Christmas: A True Indication of Recovery
As previously discussed, Q4 is a key period for box office in Germany, so examining the rate of recovery is particularly vital during this time. As it stands, there are two very strong tentpole releases well positioned in October and November which look set to bring the box office to stages 4 and 5 of our Recovery Plan, BLACK WIDOW on the week commencing October 28 and NO TIME TO DIE on the week commencing November 12. Stage 4 is the first full week to achieve a median level of business based on the past 2 years, in Germany this is a week gross of €18 m. Stage 5 is an equivalent performance to those in the top quartile of weekly business from the past two years, and in Germany this is a week gross of €21 million. We reached these predictions by implementing our analysis on the rate of recovery in FORECAST, so there is of course scope for these estimates to change. Most importantly, it again shows the market’s reliance on the placement of strong tentpole titles in order to recover.

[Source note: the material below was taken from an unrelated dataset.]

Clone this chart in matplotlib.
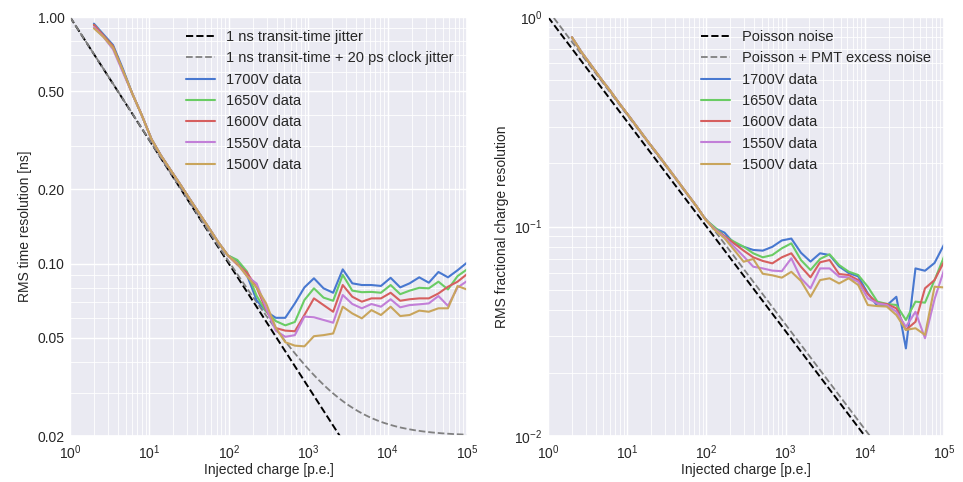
import numpy as np
import matplotlib
matplotlib.use("Agg")
import matplotlib.pyplot as plt
import matplotlib.ticker as mticker
import seaborn as sns

# DATA
charge = [2.0, 2.64, 3.48, 4.60, 6.07, 8.01, 10.6, 13.9, 18.4, 24.3,
          32.1, 42.3, 55.8, 73.7, 97.3, 128, 169, 224, 295, 390,
          514, 679, 895, 1180, 1560, 2060, 2720, 3590, 4730, 6250,
          8240, 10900, 14400, 18900, 25000, 33000, 43600, 57500, 75900, 100000]

voltages = ["1700V", "1650V", "1600V", "1550V", "1500V"]

# RMS time resolution [ns]
time_1700 = [0.94, 0.85, 0.77, 0.62, 0.49, 0.40, 0.32, 0.275, 0.24, 0.21,
             0.183, 0.160, 0.140, 0.122, 0.108, 0.1025, 0.090, 0.071, 0.064, 0.0603,
             0.0603, 0.069, 0.0801, 0.0872, 0.0794, 0.0762, 0.0948, 0.0832, 0.0819, 0.0819,
             0.0812, 0.0876, 0.0801, 0.0832, 0.0880, 0.0837, 0.0925, 0.0880, 0.0940, 0.1010]
time_1650 = [0.93, 0.84, 0.76, 0.61, 0.49, 0.40, 0.32, 0.275, 0.24, 0.21,
             0.183, 0.160, 0.140, 0.122, 0.108, 0.1035, 0.093, 0.074, 0.064, 0.0585,
             0.0562, 0.058, 0.0712, 0.0794, 0.0728, 0.0707, 0.0900, 0.0777, 0.0766, 0.0768,
             0.0762, 0.0819, 0.0752, 0.0777, 0.0798, 0.0794, 0.0845, 0.0786, 0.0890, 0.0948]
time_1600 = [0.93, 0.84, 0.76, 0.61, 0.49, 0.40, 0.32, 0.275, 0.24, 0.21,
             0.183, 0.160, 0.140, 0.122, 0.108, 0.099, 0.092, 0.080, 0.065, 0.0548,
             0.0535, 0.0532, 0.0619, 0.0723, 0.0679, 0.0638, 0.0819, 0.0734, 0.0701, 0.0723,
             0.0723, 0.0762, 0.0707, 0.0717, 0.0723, 0.0723, 0.0757, 0.0806, 0.0845, 0.0907]
time_1550 = [0.91, 0.83, 0.74, 0.60, 0.49, 0.40, 0.32, 0.275, 0.24, 0.21,
             0.183, 0.160, 0.140, 0.122, 0.108, 0.100, 0.089, 0.083, 0.066, 0.0535,
             0.0505, 0.0513, 0.0610, 0.0606, 0.0591, 0.0576, 0.0746, 0.0686, 0.0659, 0.0686,
             0.0669, 0.0717, 0.0665, 0.0679, 0.0684, 0.0690, 0.0739, 0.0674, 0.0800, 0.0850]
time_1500 = [0.90, 0.83, 0.75, 0.61, 0.49, 0.40, 0.32, 0.275, 0.24, 0.21,
             0.183, 0.160, 0.140, 0.122, 0.108, 0.100, 0.089, 0.080, 0.069, 0.055,
             0.048, 0.0465, 0.0462, 0.0508, 0.0513, 0.0521, 0.0669, 0.0628, 0.0600, 0.0648,
             0.0619, 0.0669, 0.0613, 0.0619, 0.0645, 0.0638, 0.0659, 0.0659, 0.0811, 0.0785]

# RMS fractional charge resolution
charge_1700 = [0.80, 0.68, 0.59, 0.51, 0.445, 0.385, 0.335, 0.292, 0.253, 0.221,
               0.192, 0.167, 0.145, 0.126, 0.108, 0.098, 0.0935, 0.083, 0.080, 0.0773,
               0.0767, 0.080, 0.0858, 0.0876, 0.075, 0.068, 0.0745, 0.0731, 0.0645, 0.060,
               0.0578, 0.048, 0.0418, 0.042, 0.0462, 0.0262, 0.0631, 0.0615, 0.067, 0.082]
charge_1650 = [0.80, 0.68, 0.59, 0.51, 0.445, 0.385, 0.335, 0.292, 0.253, 0.221,
               0.192, 0.167, 0.145, 0.126, 0.108, 0.099, 0.090, 0.0846, 0.0801, 0.0745,
               0.0713, 0.0731, 0.0787, 0.0831, 0.0692, 0.0620, 0.070, 0.0737, 0.0655, 0.0609,
               0.0587, 0.0516, 0.0438, 0.0427, 0.0422, 0.0358, 0.0438, 0.0433, 0.0555, 0.0718]
charge_1600 = [0.80, 0.68, 0.59, 0.51, 0.445, 0.385, 0.335, 0.292, 0.253, 0.221,
               0.192, 0.167, 0.145, 0.126, 0.108, 0.097, 0.090, 0.083, 0.0767, 0.0713,
               0.0685, 0.0667, 0.0713, 0.0745, 0.0643, 0.0572, 0.0675, 0.0692, 0.0593, 0.0587,
               0.0555, 0.0476, 0.0430, 0.0427, 0.0407, 0.0321, 0.0351, 0.0507, 0.0555, 0.0679]
charge_1550 = [0.80, 0.68, 0.59, 0.51, 0.445, 0.385, 0.335, 0.292, 0.253, 0.221,
               0.192, 0.167, 0.145, 0.126, 0.108, 0.097, 0.089, 0.080, 0.072, 0.0643,
               0.0631, 0.0616, 0.0612, 0.0705, 0.0566, 0.0507, 0.0631, 0.0631, 0.0576, 0.0572,
               0.0545, 0.0454, 0.0430, 0.0422, 0.0392, 0.0332, 0.0392, 0.0293, 0.045, 0.0620]
charge_1500 = [0.80, 0.68, 0.59, 0.51, 0.445, 0.385, 0.335, 0.292, 0.253, 0.221,
               0.192, 0.167, 0.145, 0.126, 0.108, 0.096, 0.088, 0.0773, 0.0679, 0.0700,
               0.0595, 0.0585, 0.0570, 0.0608, 0.055, 0.0462, 0.0555, 0.0566, 0.0535, 0.0566,
               0.0526, 0.0422, 0.0417, 0.0415, 0.0378, 0.0321, 0.0327, 0.0304, 0.0516, 0.0512]

time_series = [time_1700, time_1650, time_1600, time_1550, time_1500]
charge_series = [charge_1700, charge_1650, charge_1600, charge_1550, charge_1500]
colors = ["#4878D0", "#6ACC64", "#D65F5F", "#C27FD8", "#C9A55C"]

# MODEL PARAMETERS
tt_jitter = 1.0      # ns
clock_jitter = 0.02  # ns
excess_noise = 1.16  # PMT excess noise factor

n_model = np.logspace(0, 5, 400)

# STYLE
sns.set_theme(style="darkgrid")
plt.rcParams["font.family"] = ["Liberation Sans", "DejaVu Sans"]

fig = plt.figure(figsize=(9.63, 4.82), dpi=100)
ax1 = fig.add_axes([0.0727, 0.0954, 0.4123, 0.8693])
ax2 = fig.add_axes([0.5691, 0.0954, 0.4112, 0.8693])

# TIME RESOLUTION
ax1.plot(n_model, tt_jitter / np.sqrt(n_model), color="black", linestyle="--",
         linewidth=1.4, label="1 ns transit-time jitter")
ax1.plot(n_model, np.sqrt(tt_jitter**2 / n_model + clock_jitter**2), color="grey",
         linestyle="--", linewidth=1.3, label="1 ns transit-time + 20 ps clock jitter")
for v, ys, c in zip(voltages, time_series, colors):
    ax1.plot(charge, ys, color=c, linewidth=1.5, label=f"{v} data")

ax1.set_xscale("log")
ax1.set_yscale("log")
ax1.set_xlim(1, 1e5)
ax1.set_ylim(0.02, 1.0)
ax1.yaxis.set_major_locator(mticker.FixedLocator([0.02, 0.05, 0.1, 0.2, 0.5, 1.0]))
ax1.yaxis.set_major_formatter(mticker.FormatStrFormatter("%.2f"))
ax1.yaxis.set_minor_locator(mticker.LogLocator(base=10, subs=np.arange(2, 10)))
ax1.yaxis.set_minor_formatter(mticker.NullFormatter())
ax1.set_xlabel("Injected charge [p.e.]", fontsize=10, labelpad=1)
ax1.set_ylabel("RMS time resolution [ns]", fontsize=10)

# CHARGE RESOLUTION
ax2.plot(n_model, 1 / np.sqrt(n_model), color="black", linestyle="--",
         linewidth=1.4, label="Poisson noise")
ax2.plot(n_model, np.sqrt(excess_noise / n_model), color="grey", linestyle="--",
         linewidth=1.3, label="Poisson + PMT excess noise")
for v, ys, c in zip(voltages, charge_series, colors):
    ax2.plot(charge, ys, color=c, linewidth=1.5, label=f"{v} data")

ax2.set_xscale("log")
ax2.set_yscale("log")
ax2.set_xlim(1, 1e5)
ax2.set_ylim(0.01, 1.0)
ax2.set_xlabel("Injected charge [p.e.]", fontsize=10, labelpad=1)
ax2.set_ylabel("RMS fractional charge resolution", fontsize=10)

for ax in (ax1, ax2):
    ax.xaxis.set_major_locator(mticker.LogLocator(base=10, numticks=10))
    ax.xaxis.set_minor_locator(mticker.LogLocator(base=10, subs=np.arange(2, 10), numticks=20))
    ax.xaxis.set_minor_formatter(mticker.NullFormatter())
    if ax is ax2:
        ax.yaxis.set_minor_locator(mticker.LogLocator(base=10, subs=np.arange(2, 10), numticks=20))
        ax.yaxis.set_minor_formatter(mticker.NullFormatter())
    ax.grid(which="major", color="white", linewidth=1.0)
    ax.grid(which="minor", color="white", linewidth=0.6)
    ax.tick_params(which="both", labelsize=10, length=0)
    ax.tick_params(axis="x", pad=5)
    ax.tick_params(axis="y", pad=4)
    ax.legend(loc="upper right", frameon=False, fontsize=10.5)

fig.savefig("out.png", dpi=100)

However, Christmas is the period that should show us how far box office recovery has truly come. Although there is an absence of a big franchise title like STAR WARS, or THE HOBBIT, there is still a strong line up of content available this year (THE CROODS 2, SOUL, TOP GUN MAVERICK and DUNE). Christmas is always a popular time for cinemas in Germany and it will be interesting to see if it can help boost Q4 gross back towards normal levels. A reasonable target is Q4 of 2018, which grossed €272 million in Germany. This was another year without any of the aforementioned franchise titles, and the lowest grossing Q4 of the past five years. Currently we believe Q4 in Germany has the potential to gross up to €279 million in a best-case scenario, as our graph indicates, accounting for 27.7% of the 5-year average gross.
End of Year Prediction
To get to our predicted end of year (EOY) total we needed to implement a reasonable rate of recovery, that is, the rate at which we think weekly grosses will grow and is effectively a measure of consumers’ willingness to return to the cinema. Our Lead Data Scientist, Dr Iain Rodger, has created a model that takes the EOY expected drop, re-opening market percentage, and 5-year average GBO (per week) to calculate the corresponding growth rate.
We factored in our recovery rate, re-opening market percentage, and social distancing caps, to calculate that 2020 ending at 37.2% less than the average annual GBO of €1 billion is achievable based on each day hitting its full potential. This would translate into approx. €635.7 million annual gross for 2020.
Of course, this prediction relies on several changeable factors, and our analysis is something we will continue to revisit and adjust throughout the year as cinemas re-open and we have more information at our disposal.
All data accurate as of 29th May, historical data supplied by Comscore.